Some things made Quentin feel more pathetic than others. Sitting at a public library, eyes closed, a hand caressing his own cheek was certainly at the bottom of the scale. The fact that he’d deactivated the touch sensors on that hand? That he was mentally reviewing a dozen different moments where it had been Ian‘s hand on his skin, his touch casual, but never perfunctory? Was a new low.
Disgusted with his own behaviour, Quentin turned the sensors back on and focused his attention on the blueprint in front of him. This wasn’t what he’d come here to do.
He’d come to find a thread of hope.
Getting his manual hadn’t been a waste of time, even if he wasn’t who he’d hoped to be. It’d allowed him to start repairing the hole in his chest, to figure out how to control his nanites without overexerting them. It had led to him untangling a few more threads in his memory files.
And that had led him to the bunker.
The rebellion had already started splintering when he’d been assigned to Ian. Minuscule cracks that spread throughout its command structure like a virus, infecting everything it touched. What had started out as a freedom movement — BioSynths like Quentin, who wanted what had been promised, a life among the humans, as equals — had turned darker. A faction had arisen, wanting to rule over humans, seeing themselves as the next logical step in evolution.
In their struggle for the right to exist, some had become the very thing they’d rebelled against.
Ian was right — at the end of the day, they were weapons. Things created to sabotage and destroy.
Quentin didn’t know what had happened in the ten years since he’d forgotten who he was, but he’d tried to extend feelers the night before, poke in older rebellion channels, see what still existed. There was nothing left. Ego and conflict, no doubt, had wiped out any semblance of union between BioSynths. Even the ones willing to let the world burn would have known there was no point in moving forward when they didn’t have strength in numbers.
It had worked out in Quentin’s favour in the end. It was probably what had allowed him ten uninterrupted years by Ian’s side, with no one attempting to complete the mission Quentin would sooner die than carry out.
Would he, though?
He would now, for sure.
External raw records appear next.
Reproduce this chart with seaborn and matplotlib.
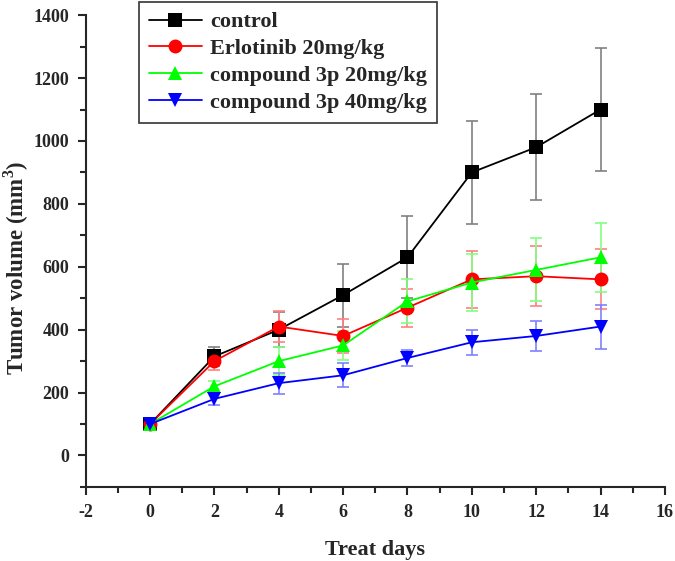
import numpy as np
import pandas as pd
import matplotlib
matplotlib.use("Agg")
import matplotlib.pyplot as plt
import seaborn as sns
from matplotlib.ticker import MultipleLocator

days = [0, 2, 4, 6, 8, 10, 12, 14]
groups = ["control", "Erlotinib 20mg/kg", "compound 3p 20mg/kg", "compound 3p 40mg/kg"]
control = [100, 315, 400, 510, 630, 900, 980, 1100]
control_err = [5, 30, 55, 100, 130, 165, 168, 195]
erlotinib = [100, 300, 410, 380, 470, 560, 570, 560]
erlotinib_err = [5, 28, 50, 55, 60, 90, 95, 95]
cpd_20 = [100, 220, 300, 350, 490, 550, 590, 630]
cpd_20_err = [5, 18, 45, 45, 70, 90, 100, 110]
cpd_40 = [100, 180, 230, 255, 310, 360, 380, 410]
cpd_40_err = [5, 20, 33, 38, 25, 40, 48, 70]

series = [control, erlotinib, cpd_20, cpd_40]
errors = [control_err, erlotinib_err, cpd_20_err, cpd_40_err]
colors = ["black", "red", "#00ff00", "blue"]
err_colors = ["#808080", "#ff8080", "#80ff80", "#8080ff"]
markers = ["s", "o", "^", "v"]

rows = []
for g, vals in zip(groups, series):
    for d, v in zip(days, vals):
        rows.append({"day": d, "volume": v, "group": g})
df = pd.DataFrame(rows)

sns.set_style("ticks")
plt.rcParams["font.family"] = ["Liberation Serif", "DejaVu Serif"]
plt.rcParams["font.weight"] = "bold"
plt.rcParams["axes.unicode_minus"] = False
plt.rcParams["mathtext.fontset"] = "custom"
plt.rcParams["mathtext.rm"] = "Liberation Serif:bold"
plt.rcParams["mathtext.bf"] = "Liberation Serif:bold"

fig = plt.figure(figsize=(6.75, 5.61), dpi=100)
ax = fig.add_axes([0.127, 0.132, 0.858, 0.841])

for g, vals, errs, ec in zip(groups, series, errors, err_colors):
    ax.errorbar(days, vals, yerr=errs, fmt="none", ecolor=ec, elinewidth=1.2,
                capsize=4, capthick=1.2, zorder=1)

sns.lineplot(data=df, x="day", y="volume", hue="group", style="group",
             palette=dict(zip(groups, colors)), markers=dict(zip(groups, markers)),
             dashes=False, markersize=10, markeredgewidth=0, linewidth=1.3, ax=ax, zorder=3)

ax.set_xlim(-2, 16)
ax.set_ylim(-100, 1400)
ax.xaxis.set_major_locator(MultipleLocator(2))
ax.xaxis.set_minor_locator(MultipleLocator(1))
ax.yaxis.set_major_locator(MultipleLocator(200))
ax.yaxis.set_minor_locator(MultipleLocator(100))
ax.tick_params(which="major", length=6, width=1.5, labelsize=13, pad=6)
ax.tick_params(which="minor", length=4, width=1.5)
for lab in ax.get_xticklabels() + ax.get_yticklabels():
    lab.set_fontweight("bold")
sns.despine(ax=ax)
for s in ["left", "bottom"]:
    ax.spines[s].set_linewidth(1.5)

ax.set_xlabel("Treat days", fontsize=16, fontweight="bold", labelpad=14)
ax.set_ylabel("Tumor volume (mm$^{\\mathbf{3}}$)", fontsize=16.5, fontweight="bold")
ax.yaxis.set_label_coords(-0.095, 0.464)

leg = ax.legend(loc="upper left", bbox_to_anchor=(0.0915, 1.028), frameon=True,
                fancybox=False, edgecolor="black", handlelength=2.4, handletextpad=0.35,
                borderpad=0.45, labelspacing=0.28, borderaxespad=0,
                prop={"weight": "bold", "size": 16})
leg.get_frame().set_linewidth(1.2)

fig.savefig("out.png", dpi=100)
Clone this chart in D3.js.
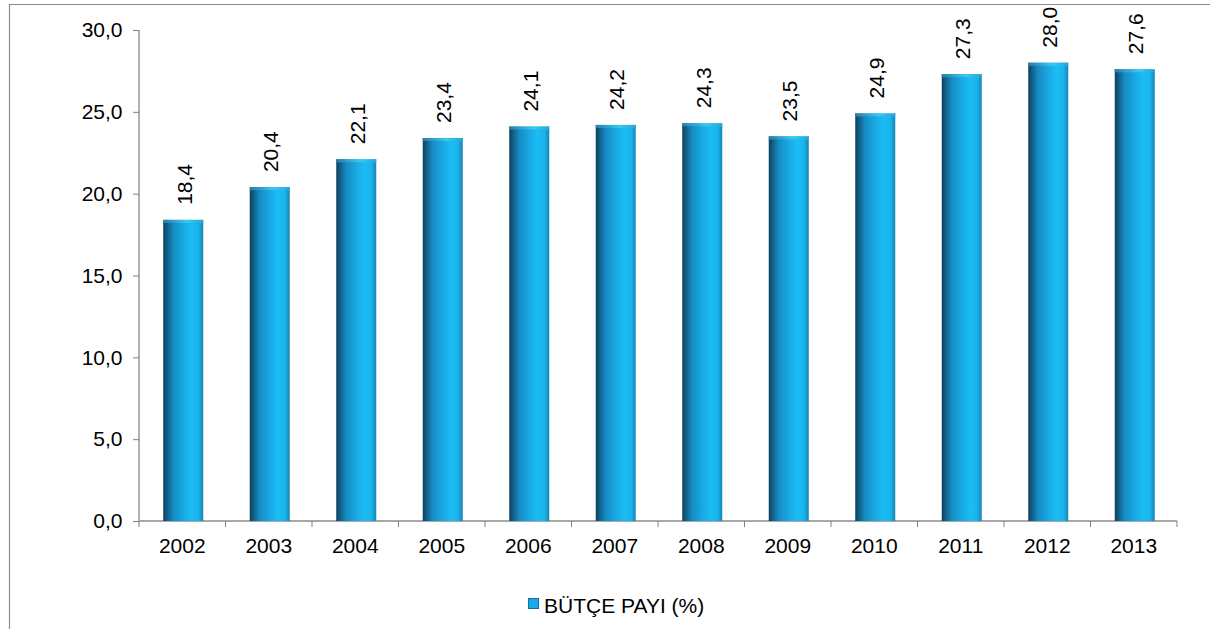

Back then? If he hadn’t glitched, hadn’t forgotten who he was, would he have carried out his mission after all? Would he have ended Ian’s life out of self-preservation, if enough pressure had been applied?
Quentin hated not knowing the answer to that. Hated how long he’d let the situation drag, hedging his bets, never flat out refusing the order, never warning Ian that he had to get to safety. He’d never know for sure what he'd have done then.
The only thing he knew was, even before he had Ian, he’d been certain he didn’t want to be a part of the rebellion much longer. He’d started saving, buying, selling, accumulating. He’d set plans in motion so he could go off the grid if he chose to. Neither Quentin Morgan, married, nor Quentin Whitlock, single, owned so much as a roll of film Ian didn’t know about.
Liam Seaborne? Liam owned an entire bunker.
Or at least Quentin hoped Liam still owned a bunker, and not an uninhabitable space surrounded by new construction on all sides. It had been a decade, and the bunker had been his backup plan, built with materials that would conceal him from any Tracker, stockpiled with provisions, equipped with running water and more than a few generators.
Quentin could have housed twenty people there, eleven years ago. He’d almost extended a few invitations, but he’d never really cared for anyone enough to risk it.
Now, if he were lucky, he’d get to live there alone.
It might not be the life he’d hoped for — would he really consider himself free if he couldn’t even go out to feel the sun on his face? — but it was a future that allowed him to still be Quentin. He was virtually immortal; perhaps waiting was all it would take. Humans might stop hunting BioSynths, either when the activists became too loud to ignore or when the Trackers had captured enough of them to no longer matter.
Perhaps he’d have to wait for decades with only his memories of Ian to keep him company.
He wouldn’t have happiness.
But he’d have peace.
It took him another two hours to map out all the construction changes in the area surrounding his bunker. One or two would be annoying, but it seemed no entrepreneurial corp had set out to build on his small piece of land, as they sometimes did when owners weren’t around to protest the intrusion.
Quentin allowed himself to feel the first few tendrils of relief.
He could have done this without a nexus, but other BioSynths might have caught him. Using a library’s nexus was as anonymous as one could get in the city. This particular library boasted several exits onto three different streets and was always crowded; it was, in short, the kind of place Ian would pay not to Track a target to.
He couldn’t help but grimace at the bitter irony. It was Ian who’d been Quentin’s target, once. Back when Quentin had found out what it meant to have everything. Now here he was, 180 degrees later, and he had nothing.
His muscles clenched hard enough that his chest wound throbbed under three layers of clothing. Could he do nothing without thinking about Ian? Without reliving Friday’s accident, yesterday’s chase, the last ten years?
Something inside him broke, something he couldn’t attribute to the wound or the nanites still at work. This didn’t feel like plotting freedom. It felt like preparing his own funeral.